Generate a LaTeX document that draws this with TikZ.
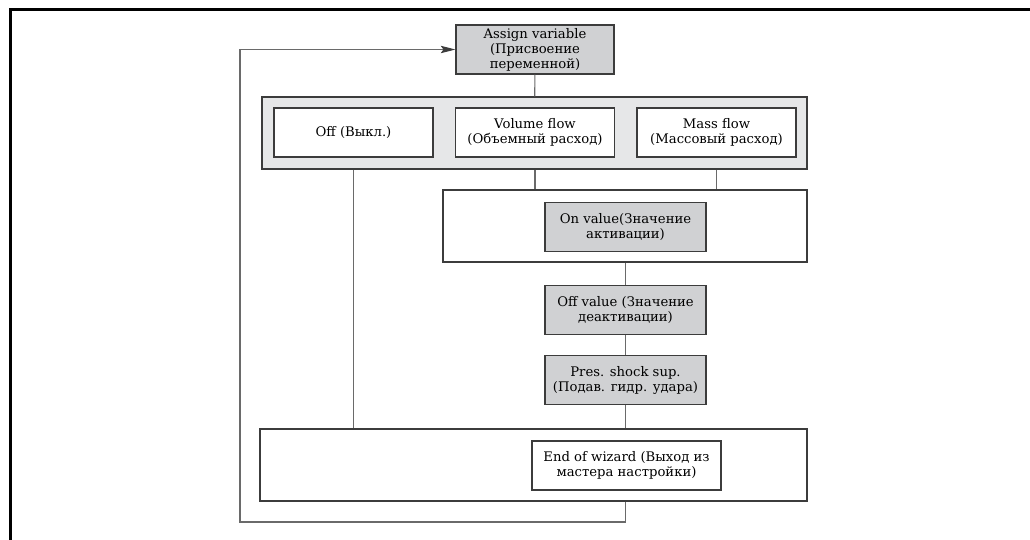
\documentclass[tikz,border=0pt]{standalone}
\usepackage{fontspec}
\setmainfont{DejaVu Serif}
\usepackage{tikz}
\usetikzlibrary{arrows.meta,positioning,calc}
\usepackage{xcolor}
\definecolor{boxgray}{HTML}{D0D1D3}
\definecolor{panelgray}{HTML}{E6E7E8}
\definecolor{edgegray}{HTML}{3C3C3C}
\definecolor{linegray}{HTML}{6A6A6A}

\begin{document}
\begin{tikzpicture}[
  x=0.75pt, y=-0.75pt,
  font=\fontsize{9.9}{11.3}\selectfont,
  box/.style={draw=edgegray,line width=0.8pt,align=center,inner sep=2pt,
              minimum width=119.25pt,minimum height=36.75pt},
  param/.style={box,fill=boxgray},
  panel/.style={draw=edgegray,line width=0.8pt,minimum height=54pt,inner sep=0pt},
  link/.style={draw=linegray,line width=0.8pt},
  flow/.style={link,-{Stealth[length=11pt,width=5.5pt,inset=2pt,color=edgegray]}},
]
  \useasboundingbox (0,0) rectangle (1030,539);
  \draw[line width=2.25pt,line cap=rect] (10,539) -- (10,9) -- (1030,9);

  % panels behind the steps
  \node[panel,fill=panelgray,minimum width=408.75pt] (choice)  at (534.5,133) {};
  \node[panel,fill=white,minimum width=273pt]         (onpanel) at (625,226)   {};
  \node[panel,fill=white,minimum width=410.25pt]      (endpanel) at (533.5,465) {};

  \node[param,minimum width=118.5pt] (assign) at (535,49.5)
       {Assign variable\\(Присвоение\\переменной)};
  \node[box,fill=white] (off)  at (353.5,132.5) {Off (Выкл.)};
  \node[box,fill=white] (vol)  at (535,132.5)   {Volume flow\\(Объемный расход)};
  \node[box,fill=white] (mass) at (716.5,132.5) {Mass flow\\(Массовый расход)};
  \node[param,minimum width=120.75pt] (onval)  at (625.5,227) {On value(Значение\\активации)};
  \node[param,minimum width=120.75pt] (offval) at (625.5,310) {Off value (Значение\\деактивации)};
  \node[param,minimum width=120.75pt] (pres)   at (625.5,380) {Pres. shock sup.\\(Подав. гидр. удара)};
  \node[box,fill=white,minimum width=141.75pt] (wizend) at (626.5,465.5)
       {End of wizard (Выход из\\мастера настройки)};
  \coordinate (back) at (240,522);

  \draw[link] (assign) -- (choice);
  \draw[link] (off |- choice.south) -- (off |- endpanel.north);
  \draw[link] (vol |- choice.south) -- (vol |- onpanel.north);
  \draw[link] (mass |- choice.south) -- (mass |- onpanel.north);
  \draw[link] (offval |- onpanel.south) -- (offval);
  \draw[link] (offval) -- (pres);
  \draw[link] (pres) -- (pres |- endpanel.north);
  \draw[flow] (pres |- endpanel.south) |- (back) |- (assign.west);
\end{tikzpicture}
\end{document}
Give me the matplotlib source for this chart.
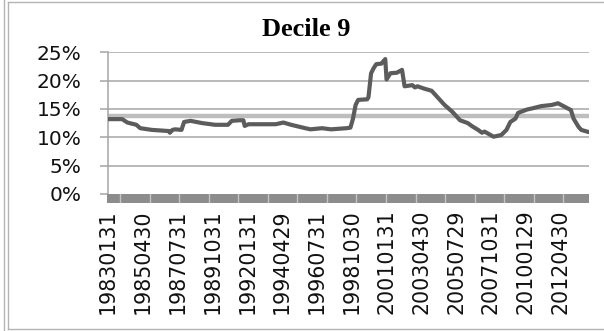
import matplotlib
matplotlib.use("Agg")
import matplotlib.pyplot as plt
import numpy as np
from matplotlib.lines import Line2D

# ---- data ----
title = "Decile 9"
start_year, start_month = 1983, 1
n_months = 374  # 1983-01 .. 2014-02

# readings: month (YYYYMM) and value (%)
read_months = [
    "198301", "198312", "198404", "198411", "198502", "198511", "198612", "198701",
    "198703", "198705", "198710", "198712", "198805", "198902", "198912", "199010",
    "199101", "199107", "199110", "199111", "199202", "199311", "199405", "199411",
    "199510", "199602", "199611", "199706", "199806", "199809", "199811", "199901",
    "199903", "199910", "199911", "200001", "200003", "200005", "200009", "200012",
    "200101", "200104", "200109", "200201", "200203", "200209", "200211", "200301",
    "200306", "200312", "200404", "200410", "200504", "200510", "200604", "200607",
    "200612", "200703", "200705", "200712", "200806", "200810", "200901", "200905",
    "200907", "201002", "201006", "201101", "201109", "201202", "201207", "201212",
    "201302", "201306", "201308", "201402",
]
read_values = [
    13.2, 13.2, 12.6, 12.2, 11.6, 11.3, 11.1, 10.8,
    11.3, 11.4, 11.3, 12.7, 12.9, 12.5, 12.2, 12.2,
    12.9, 13.0, 13.0, 12.0, 12.3, 12.3, 12.6, 12.2,
    11.6, 11.4, 11.6, 11.4, 11.6, 11.7, 13.3, 15.7,
    16.6, 16.7, 17.1, 21.3, 22.2, 22.9, 23.0, 23.8,
    20.2, 21.3, 21.4, 21.9, 19.0, 19.2, 18.8, 19.0,
    18.6, 18.2, 17.2, 15.7, 14.5, 13.0, 12.5, 12.0,
    11.3, 10.8, 11.0, 10.1, 10.4, 11.3, 12.7, 13.3,
    14.3, 14.9, 15.1, 15.5, 15.7, 16.0, 15.4, 14.8,
    13.3, 11.8, 11.3, 10.9,
]
mean_value = 13.75  # %

tick_labels = ["19830131", "19850430", "19870731", "19891031", "19920131",
               "19940429", "19960731", "19981030", "20010131", "20030430",
               "20050729", "20071031", "20100129", "20120430"]
label_every = 27

yticks = [0, 5, 10, 15, 20, 25]
ytick_labels = ["0%", "5%", "10%", "15%", "20%", "25%"]


def month_index(s):
    y, m = int(s[:4]), int(s[4:])
    return (y - start_year) * 12 + (m - start_month)


xs = np.array([month_index(s) for s in read_months])
ys = np.array(read_values)

# ---- figure ----
W, H = 604, 331
fig = plt.figure(figsize=(W / 100, H / 100), dpi=100)
fig.patch.set_facecolor("white")

# outer frame lines (pixel coordinates)
def fig_line(x0, y0, x1, y1, color="#b4b4b4", lw=1.0):
    fig.add_artist(Line2D([x0 / W, x1 / W], [1 - y0 / H, 1 - y1 / H],
                          transform=fig.transFigure, color=color, lw=lw))

fig_line(4, 0, 4, H)
fig_line(8, 2, 8, 329)
fig_line(8, 2, W, 2)
fig_line(8, 329, W, 329)

left_px, right_px, top_px, bottom_px = 108, 589, 52.3, 193.9
ax = fig.add_axes([left_px / W, 1 - bottom_px / H,
                   (right_px - left_px) / W, (bottom_px - top_px) / H])
ax.set_xlim(0, n_months - 1)
ax.set_ylim(0, 25)

grid_c = "#a6a6a6"
for v in yticks[1:]:
    ax.axhline(v, color=grid_c, lw=1.1, zorder=1)

ax.axhline(mean_value, color="#bebebe", lw=3.2, zorder=2)
ax.plot(xs, ys, color="#5c5c5c", lw=3.0, solid_joinstyle="round",
        solid_capstyle="round", zorder=3)

for s in ["top", "right", "bottom"]:
    ax.spines[s].set_visible(False)
ax.spines["left"].set_color(grid_c)
ax.spines["left"].set_linewidth(1.1)

ax.set_yticks(yticks)
ax.set_yticklabels(ytick_labels, fontsize=14.5, family="DejaVu Sans", color="#111111")
ax.tick_params(axis="y", length=6, width=1.1, color=grid_c, pad=13)

label_pos = [i * label_every for i in range(len(tick_labels))]
ax.set_xticks(label_pos)
ax.set_xticklabels(tick_labels, rotation=90, fontsize=14.8, family="DejaVu Sans",
                   color="#111111", va="top", ha="center")
ax.tick_params(axis="x", length=0, pad=11)

# thick band along the category axis
band_h = 9
band = fig.add_axes([(left_px - 1) / W, 1 - (bottom_px + band_h) / H,
                     (right_px - left_px + 1) / W, band_h / H])
band.set_facecolor("#8c8c8c")
band.set_xlim(0, n_months - 1)
band.set_ylim(0, 1)
band.set_xticks([])
band.set_yticks([])
for s in band.spines.values():
    s.set_visible(False)
for t in np.linspace(10.1, 353.1, 16):
    band.axvline(t, color="#c4c4c4", lw=1.0)

fig.text(306 / W, 1 - 29 / H, title, ha="center", va="center",
         fontsize=19, fontweight="bold", family="Liberation Serif")

fig.savefig("out.png", dpi=100)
====
# Problem statement:
Without the pictures, copy the entries from their first line through the line containing "(endpanel) at (533.5,465)", and only those lines.

# Correct output:
Generate a LaTeX document that draws this with TikZ.
\documentclass[tikz,border=0pt]{standalone}
\usepackage{fontspec}
\setmainfont{DejaVu Serif}
\usepackage{tikz}
\usetikzlibrary{arrows.meta,positioning,calc}
\usepackage{xcolor}
\definecolor{boxgray}{HTML}{D0D1D3}
\definecolor{panelgray}{HTML}{E6E7E8}
\definecolor{edgegray}{HTML}{3C3C3C}
\definecolor{linegray}{HTML}{6A6A6A}

\begin{document}
\begin{tikzpicture}[
  x=0.75pt, y=-0.75pt,
  font=\fontsize{9.9}{11.3}\selectfont,
  box/.style={draw=edgegray,line width=0.8pt,align=center,inner sep=2pt,
              minimum width=119.25pt,minimum height=36.75pt},
  param/.style={box,fill=boxgray},
  panel/.style={draw=edgegray,line width=0.8pt,minimum height=54pt,inner sep=0pt},
  link/.style={draw=linegray,line width=0.8pt},
  flow/.style={link,-{Stealth[length=11pt,width=5.5pt,inset=2pt,color=edgegray]}},
]
  \useasboundingbox (0,0) rectangle (1030,539);
  \draw[line width=2.25pt,line cap=rect] (10,539) -- (10,9) -- (1030,9);

  % panels behind the steps
  \node[panel,fill=panelgray,minimum width=408.75pt] (choice)  at (534.5,133) {};
  \node[panel,fill=white,minimum width=273pt]         (onpanel) at (625,226)   {};
  \node[panel,fill=white,minimum width=410.25pt]      (endpanel) at (533.5,465) {};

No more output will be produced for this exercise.